## Problem details:
Return the listing below exactly, with the pictures dropped.

## Provided material:
================================

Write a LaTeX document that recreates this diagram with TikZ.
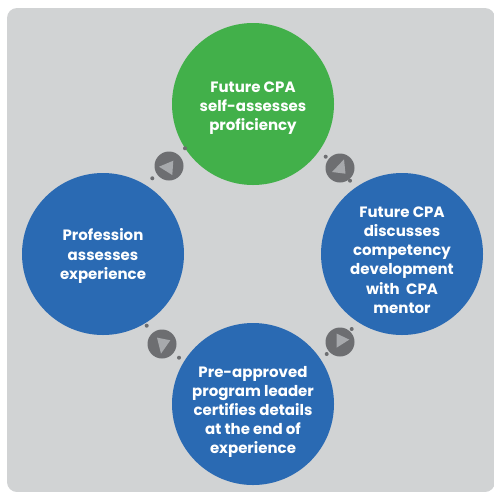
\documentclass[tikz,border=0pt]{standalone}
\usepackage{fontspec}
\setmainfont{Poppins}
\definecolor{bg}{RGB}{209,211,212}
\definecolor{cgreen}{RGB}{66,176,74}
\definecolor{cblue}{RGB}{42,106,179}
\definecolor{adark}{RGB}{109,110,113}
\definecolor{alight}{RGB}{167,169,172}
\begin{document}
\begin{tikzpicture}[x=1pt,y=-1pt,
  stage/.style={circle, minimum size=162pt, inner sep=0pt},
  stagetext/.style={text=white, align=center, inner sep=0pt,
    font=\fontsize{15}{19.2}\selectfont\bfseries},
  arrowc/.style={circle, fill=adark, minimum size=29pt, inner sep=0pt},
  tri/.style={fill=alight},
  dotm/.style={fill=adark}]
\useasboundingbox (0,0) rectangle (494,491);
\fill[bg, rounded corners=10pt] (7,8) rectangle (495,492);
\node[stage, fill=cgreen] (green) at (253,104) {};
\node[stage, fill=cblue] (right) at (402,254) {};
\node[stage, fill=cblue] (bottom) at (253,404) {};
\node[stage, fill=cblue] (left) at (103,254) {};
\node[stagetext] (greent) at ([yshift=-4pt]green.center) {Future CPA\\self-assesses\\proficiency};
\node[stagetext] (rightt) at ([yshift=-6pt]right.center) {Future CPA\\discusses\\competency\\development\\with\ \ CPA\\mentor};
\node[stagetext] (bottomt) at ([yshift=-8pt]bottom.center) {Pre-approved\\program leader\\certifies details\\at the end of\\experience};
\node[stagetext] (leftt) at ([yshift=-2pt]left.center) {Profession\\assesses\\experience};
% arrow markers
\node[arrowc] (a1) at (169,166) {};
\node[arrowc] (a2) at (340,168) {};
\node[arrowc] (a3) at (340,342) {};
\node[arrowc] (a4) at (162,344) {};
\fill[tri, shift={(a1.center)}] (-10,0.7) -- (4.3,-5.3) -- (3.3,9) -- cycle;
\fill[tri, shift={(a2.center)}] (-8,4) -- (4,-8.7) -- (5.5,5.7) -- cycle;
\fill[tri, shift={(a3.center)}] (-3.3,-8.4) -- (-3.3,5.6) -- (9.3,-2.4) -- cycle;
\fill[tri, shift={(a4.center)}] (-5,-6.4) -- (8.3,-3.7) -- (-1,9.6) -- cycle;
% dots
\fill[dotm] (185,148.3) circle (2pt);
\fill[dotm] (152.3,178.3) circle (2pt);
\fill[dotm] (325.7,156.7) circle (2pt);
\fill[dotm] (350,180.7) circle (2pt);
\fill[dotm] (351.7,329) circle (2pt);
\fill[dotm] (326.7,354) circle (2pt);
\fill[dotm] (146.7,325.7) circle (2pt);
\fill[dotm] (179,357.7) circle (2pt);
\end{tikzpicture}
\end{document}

================================

## Answer to the exercise:
Write a LaTeX document that recreates this diagram with TikZ.
\documentclass[tikz,border=0pt]{standalone}
\usepackage{fontspec}
\setmainfont{Poppins}
\definecolor{bg}{RGB}{209,211,212}
\definecolor{cgreen}{RGB}{66,176,74}
\definecolor{cblue}{RGB}{42,106,179}
\definecolor{adark}{RGB}{109,110,113}
\definecolor{alight}{RGB}{167,169,172}
\begin{document}
\begin{tikzpicture}[x=1pt,y=-1pt,
  stage/.style={circle, minimum size=162pt, inner sep=0pt},
  stagetext/.style={text=white, align=center, inner sep=0pt,
    font=\fontsize{15}{19.2}\selectfont\bfseries},
  arrowc/.style={circle, fill=adark, minimum size=29pt, inner sep=0pt},
  tri/.style={fill=alight},
  dotm/.style={fill=adark}]
\useasboundingbox (0,0) rectangle (494,491);
\fill[bg, rounded corners=10pt] (7,8) rectangle (495,492);
\node[stage, fill=cgreen] (green) at (253,104) {};
\node[stage, fill=cblue] (right) at (402,254) {};
\node[stage, fill=cblue] (bottom) at (253,404) {};
\node[stage, fill=cblue] (left) at (103,254) {};
\node[stagetext] (greent) at ([yshift=-4pt]green.center) {Future CPA\\self-assesses\\proficiency};
\node[stagetext] (rightt) at ([yshift=-6pt]right.center) {Future CPA\\discusses\\competency\\development\\with\ \ CPA\\mentor};
\node[stagetext] (bottomt) at ([yshift=-8pt]bottom.center) {Pre-approved\\program leader\\certifies details\\at the end of\\experience};
\node[stagetext] (leftt) at ([yshift=-2pt]left.center) {Profession\\assesses\\experience};
% arrow markers
\node[arrowc] (a1) at (169,166) {};
\node[arrowc] (a2) at (340,168) {};
\node[arrowc] (a3) at (340,342) {};
\node[arrowc] (a4) at (162,344) {};
\fill[tri, shift={(a1.center)}] (-10,0.7) -- (4.3,-5.3) -- (3.3,9) -- cycle;
\fill[tri, shift={(a2.center)}] (-8,4) -- (4,-8.7) -- (5.5,5.7) -- cycle;
\fill[tri, shift={(a3.center)}] (-3.3,-8.4) -- (-3.3,5.6) -- (9.3,-2.4) -- cycle;
\fill[tri, shift={(a4.center)}] (-5,-6.4) -- (8.3,-3.7) -- (-1,9.6) -- cycle;
% dots
\fill[dotm] (185,148.3) circle (2pt);
\fill[dotm] (152.3,178.3) circle (2pt);
\fill[dotm] (325.7,156.7) circle (2pt);
\fill[dotm] (350,180.7) circle (2pt);
\fill[dotm] (351.7,329) circle (2pt);
\fill[dotm] (326.7,354) circle (2pt);
\fill[dotm] (146.7,325.7) circle (2pt);
\fill[dotm] (179,357.7) circle (2pt);
\end{tikzpicture}
\end{document}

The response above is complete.